“When I was in college I read a folk tale about a father pursuing a son who’d run away, from one world to the next.
The father called to him, ‘Please come back!’ But his son looked across the great gulf between them and shouted to him, ‘I can’t go that far!’
So his father yelled to his son, ‘Then just come back half way!’ But his boy replied, ‘I can’t go back half way!’
And finally his father shouted, ‘Walk back as far as you can! I’ll go the rest of the way!'”
The book that we read in the month of November is, “Atticus”, by Ron Hansen. Atticus is another short book at just two hundred and forty seven pages, but it’s another great book. It’s a tale about a Colorado rancher named Atticus Cody, who receives word that his wayward younger son, Scott has committed suicide in Resurreccion, Mexico. When Atticus travels south to recover Scott’s body, he is puzzled at what he finds and begins to suspect murder. Atticus is a story of a father’s steadfast and almost unfathomable love for his son, a mystery that the author’s fiction explores with a passion and intensity no reader will be able to resist.
Ron Hansen’s prose in Atticus caught my attention from the start. Just about anyone can write using lots of words. A master tells the story with a few words as possible. Hansen’s imagery and his ability to seemingly effortlessly tell a story painting pictures with his words took me away from this place. I’ve been in solitary confinement for two decades living in a 1 hundred square foot area during this time. I dream of traveling, of seeing the world and being outdoors for as long as I want. Hansen’s descriptions of ranch life in Colorado come to life in my imagination a took me far away from here. That’s as close to heaven on earth as I can get and the author does that for me throughout Atticus.
The main theme that resonated with me was the father son relationship between Atticus and Scott. Atticus brought to mind my father, Carter Flores, who was also wise mature, responsible, and a man of God who loved me absolutely no matter what I did.

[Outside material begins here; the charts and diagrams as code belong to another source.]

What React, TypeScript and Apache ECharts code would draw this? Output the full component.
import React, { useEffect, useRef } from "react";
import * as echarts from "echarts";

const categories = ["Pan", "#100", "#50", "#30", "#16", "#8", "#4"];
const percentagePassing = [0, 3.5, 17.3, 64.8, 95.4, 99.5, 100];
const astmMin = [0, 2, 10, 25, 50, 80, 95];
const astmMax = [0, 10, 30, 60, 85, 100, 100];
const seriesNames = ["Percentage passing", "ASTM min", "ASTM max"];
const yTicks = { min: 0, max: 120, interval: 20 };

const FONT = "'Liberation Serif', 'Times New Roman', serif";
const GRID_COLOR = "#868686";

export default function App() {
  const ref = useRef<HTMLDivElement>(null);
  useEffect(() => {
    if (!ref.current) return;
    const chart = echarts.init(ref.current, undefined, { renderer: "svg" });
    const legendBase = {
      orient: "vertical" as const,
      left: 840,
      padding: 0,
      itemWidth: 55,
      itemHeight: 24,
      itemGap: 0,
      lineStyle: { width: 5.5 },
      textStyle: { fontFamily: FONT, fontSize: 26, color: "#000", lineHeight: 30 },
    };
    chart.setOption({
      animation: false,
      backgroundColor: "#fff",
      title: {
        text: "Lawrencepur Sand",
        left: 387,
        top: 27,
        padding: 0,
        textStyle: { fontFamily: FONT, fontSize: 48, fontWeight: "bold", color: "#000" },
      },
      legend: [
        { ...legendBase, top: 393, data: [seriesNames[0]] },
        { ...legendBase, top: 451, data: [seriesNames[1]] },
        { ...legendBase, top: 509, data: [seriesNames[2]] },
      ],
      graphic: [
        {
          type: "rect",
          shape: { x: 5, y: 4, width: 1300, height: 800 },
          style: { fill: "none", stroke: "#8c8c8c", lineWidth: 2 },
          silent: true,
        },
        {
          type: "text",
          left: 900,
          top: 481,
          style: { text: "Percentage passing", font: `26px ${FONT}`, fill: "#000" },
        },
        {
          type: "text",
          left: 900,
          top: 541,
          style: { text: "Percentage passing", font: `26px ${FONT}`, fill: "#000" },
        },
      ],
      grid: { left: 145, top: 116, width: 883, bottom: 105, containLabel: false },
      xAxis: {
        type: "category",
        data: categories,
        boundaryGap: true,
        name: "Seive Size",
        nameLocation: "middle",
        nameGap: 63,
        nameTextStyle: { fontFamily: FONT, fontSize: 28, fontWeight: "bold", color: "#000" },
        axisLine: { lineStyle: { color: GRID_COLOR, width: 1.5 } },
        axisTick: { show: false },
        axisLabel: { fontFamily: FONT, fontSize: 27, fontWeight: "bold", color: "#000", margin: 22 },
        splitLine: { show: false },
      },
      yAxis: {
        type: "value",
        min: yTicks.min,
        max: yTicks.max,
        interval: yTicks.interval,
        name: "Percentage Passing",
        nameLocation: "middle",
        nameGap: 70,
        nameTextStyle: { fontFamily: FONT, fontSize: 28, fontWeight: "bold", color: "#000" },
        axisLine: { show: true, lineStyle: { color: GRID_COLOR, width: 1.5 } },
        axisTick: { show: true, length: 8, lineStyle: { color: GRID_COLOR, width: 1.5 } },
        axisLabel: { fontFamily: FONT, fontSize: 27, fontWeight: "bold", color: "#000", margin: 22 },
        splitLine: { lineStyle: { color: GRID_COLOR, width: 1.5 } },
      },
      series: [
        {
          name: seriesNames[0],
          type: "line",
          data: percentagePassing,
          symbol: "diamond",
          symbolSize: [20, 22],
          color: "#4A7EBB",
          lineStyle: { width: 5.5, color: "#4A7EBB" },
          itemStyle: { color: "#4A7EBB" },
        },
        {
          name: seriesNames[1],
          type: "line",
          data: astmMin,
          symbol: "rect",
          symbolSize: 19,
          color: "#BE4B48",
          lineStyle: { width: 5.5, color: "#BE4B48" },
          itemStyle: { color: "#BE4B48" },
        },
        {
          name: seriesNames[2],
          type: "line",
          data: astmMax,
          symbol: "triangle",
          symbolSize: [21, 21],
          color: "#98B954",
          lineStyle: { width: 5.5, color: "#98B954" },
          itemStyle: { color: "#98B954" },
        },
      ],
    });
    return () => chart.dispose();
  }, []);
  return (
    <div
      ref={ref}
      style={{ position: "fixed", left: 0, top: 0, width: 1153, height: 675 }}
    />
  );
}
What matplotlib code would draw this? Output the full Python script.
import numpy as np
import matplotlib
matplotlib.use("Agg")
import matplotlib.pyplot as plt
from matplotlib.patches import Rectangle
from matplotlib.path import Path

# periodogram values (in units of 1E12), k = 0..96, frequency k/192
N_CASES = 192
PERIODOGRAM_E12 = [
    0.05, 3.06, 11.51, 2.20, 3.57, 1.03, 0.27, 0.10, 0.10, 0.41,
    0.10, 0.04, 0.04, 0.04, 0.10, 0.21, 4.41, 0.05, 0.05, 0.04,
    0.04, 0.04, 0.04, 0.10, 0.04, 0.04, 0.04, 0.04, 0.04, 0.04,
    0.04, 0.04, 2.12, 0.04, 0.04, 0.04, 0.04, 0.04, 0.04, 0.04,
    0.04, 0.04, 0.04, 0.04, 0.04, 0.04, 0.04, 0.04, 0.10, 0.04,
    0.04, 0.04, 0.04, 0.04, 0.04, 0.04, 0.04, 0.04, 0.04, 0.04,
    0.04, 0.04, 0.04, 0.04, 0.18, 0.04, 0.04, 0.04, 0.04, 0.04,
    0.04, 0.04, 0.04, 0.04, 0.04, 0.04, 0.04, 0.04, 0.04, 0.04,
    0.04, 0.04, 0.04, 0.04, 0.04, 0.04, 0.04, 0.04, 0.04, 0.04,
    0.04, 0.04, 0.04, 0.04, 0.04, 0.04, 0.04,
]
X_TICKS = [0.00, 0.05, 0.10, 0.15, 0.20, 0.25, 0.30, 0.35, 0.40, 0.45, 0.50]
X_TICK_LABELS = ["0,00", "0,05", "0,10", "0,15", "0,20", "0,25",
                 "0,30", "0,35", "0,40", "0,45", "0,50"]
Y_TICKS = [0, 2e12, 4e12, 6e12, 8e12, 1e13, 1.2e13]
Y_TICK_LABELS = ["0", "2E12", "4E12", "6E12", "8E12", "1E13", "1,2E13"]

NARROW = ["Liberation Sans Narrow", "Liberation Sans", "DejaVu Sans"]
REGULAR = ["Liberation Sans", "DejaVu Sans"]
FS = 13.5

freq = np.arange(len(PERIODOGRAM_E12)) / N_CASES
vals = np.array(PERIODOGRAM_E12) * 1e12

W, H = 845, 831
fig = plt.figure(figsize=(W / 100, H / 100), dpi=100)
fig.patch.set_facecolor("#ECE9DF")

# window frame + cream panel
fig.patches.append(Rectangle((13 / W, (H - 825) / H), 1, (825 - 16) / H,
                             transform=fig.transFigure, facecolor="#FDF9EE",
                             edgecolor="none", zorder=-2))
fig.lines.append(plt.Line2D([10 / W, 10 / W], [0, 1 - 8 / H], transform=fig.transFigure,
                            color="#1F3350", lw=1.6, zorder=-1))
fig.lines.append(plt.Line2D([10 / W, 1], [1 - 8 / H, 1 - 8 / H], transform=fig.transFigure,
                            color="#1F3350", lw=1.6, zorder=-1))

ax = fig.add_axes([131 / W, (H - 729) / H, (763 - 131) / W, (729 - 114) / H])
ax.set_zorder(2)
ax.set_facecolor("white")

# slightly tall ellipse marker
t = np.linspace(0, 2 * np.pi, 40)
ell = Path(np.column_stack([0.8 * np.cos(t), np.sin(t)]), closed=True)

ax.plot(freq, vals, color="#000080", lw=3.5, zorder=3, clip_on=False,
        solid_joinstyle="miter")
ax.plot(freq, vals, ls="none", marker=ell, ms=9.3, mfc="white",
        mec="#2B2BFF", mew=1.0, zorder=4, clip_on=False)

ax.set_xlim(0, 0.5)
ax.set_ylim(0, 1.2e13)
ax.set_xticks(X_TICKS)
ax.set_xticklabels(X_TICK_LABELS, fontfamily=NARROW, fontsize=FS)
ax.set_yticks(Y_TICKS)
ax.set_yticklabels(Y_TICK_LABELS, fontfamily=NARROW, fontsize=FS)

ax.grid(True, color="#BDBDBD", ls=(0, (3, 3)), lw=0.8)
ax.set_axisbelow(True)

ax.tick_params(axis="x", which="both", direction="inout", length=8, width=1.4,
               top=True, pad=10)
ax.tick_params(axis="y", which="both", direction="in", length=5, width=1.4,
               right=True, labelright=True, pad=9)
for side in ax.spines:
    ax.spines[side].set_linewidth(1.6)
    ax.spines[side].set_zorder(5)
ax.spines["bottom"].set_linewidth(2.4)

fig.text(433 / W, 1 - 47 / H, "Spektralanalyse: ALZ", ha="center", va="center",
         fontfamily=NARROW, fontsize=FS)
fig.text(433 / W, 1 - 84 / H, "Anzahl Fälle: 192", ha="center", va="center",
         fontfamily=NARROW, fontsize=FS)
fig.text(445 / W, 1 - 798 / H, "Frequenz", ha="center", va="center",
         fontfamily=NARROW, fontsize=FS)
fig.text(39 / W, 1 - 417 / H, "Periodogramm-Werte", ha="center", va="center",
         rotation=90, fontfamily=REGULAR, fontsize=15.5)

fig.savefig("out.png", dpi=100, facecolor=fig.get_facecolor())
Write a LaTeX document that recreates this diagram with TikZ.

Another part of the story that touched me deeply was the tragedy of parents having to bury their children. That felt personal to me because it was my worst nightmare for twenty years. That possibility forced me to live my life desperately with my number 1 goal being to somehow, someway stay alive even though I had a death sentence so my mother and father wouldn’t have to bury me.
Atticus was sixty seven years old in this book. My father was sixty 1 when I was sent to Texas death row. Dad was seven years older than I am today. While read this book I realized that and asked myself, what did my father feel, what did he dread? What did he mourn when I was sentenced to death?
In another part of the book Scott recounts a terrible experience that he goes through and say of his father that, “I could hear the fierce control in his voice as he asked, ‘You okay son?’ The him in him could be fully silenced, if need be, he could put away his emotions like things he’d never had much use for. If fathering was his job then he’d do it.”
That was my father to a “T”. So many times my antics would push him to his limit but he had the ability to put everything to one side and always do what was best for me in his role of being my father. I look back on these times and I am left in awe.
Ultimately, Atticus is a story of the prodigal son, a parable told by Jesus in the gospel of Luke. If ever there was a story that encompassed my life, it’s the prodigal son. And like the father in Atticus, the father in the parable Jesus told, and my father, no matter what the wayward son did, they were always ready to rush out and greet him welcoming their son back home with open arms.
That is why Atticus is another book worthy of being on the list of books read by our Words That Sustain me book club!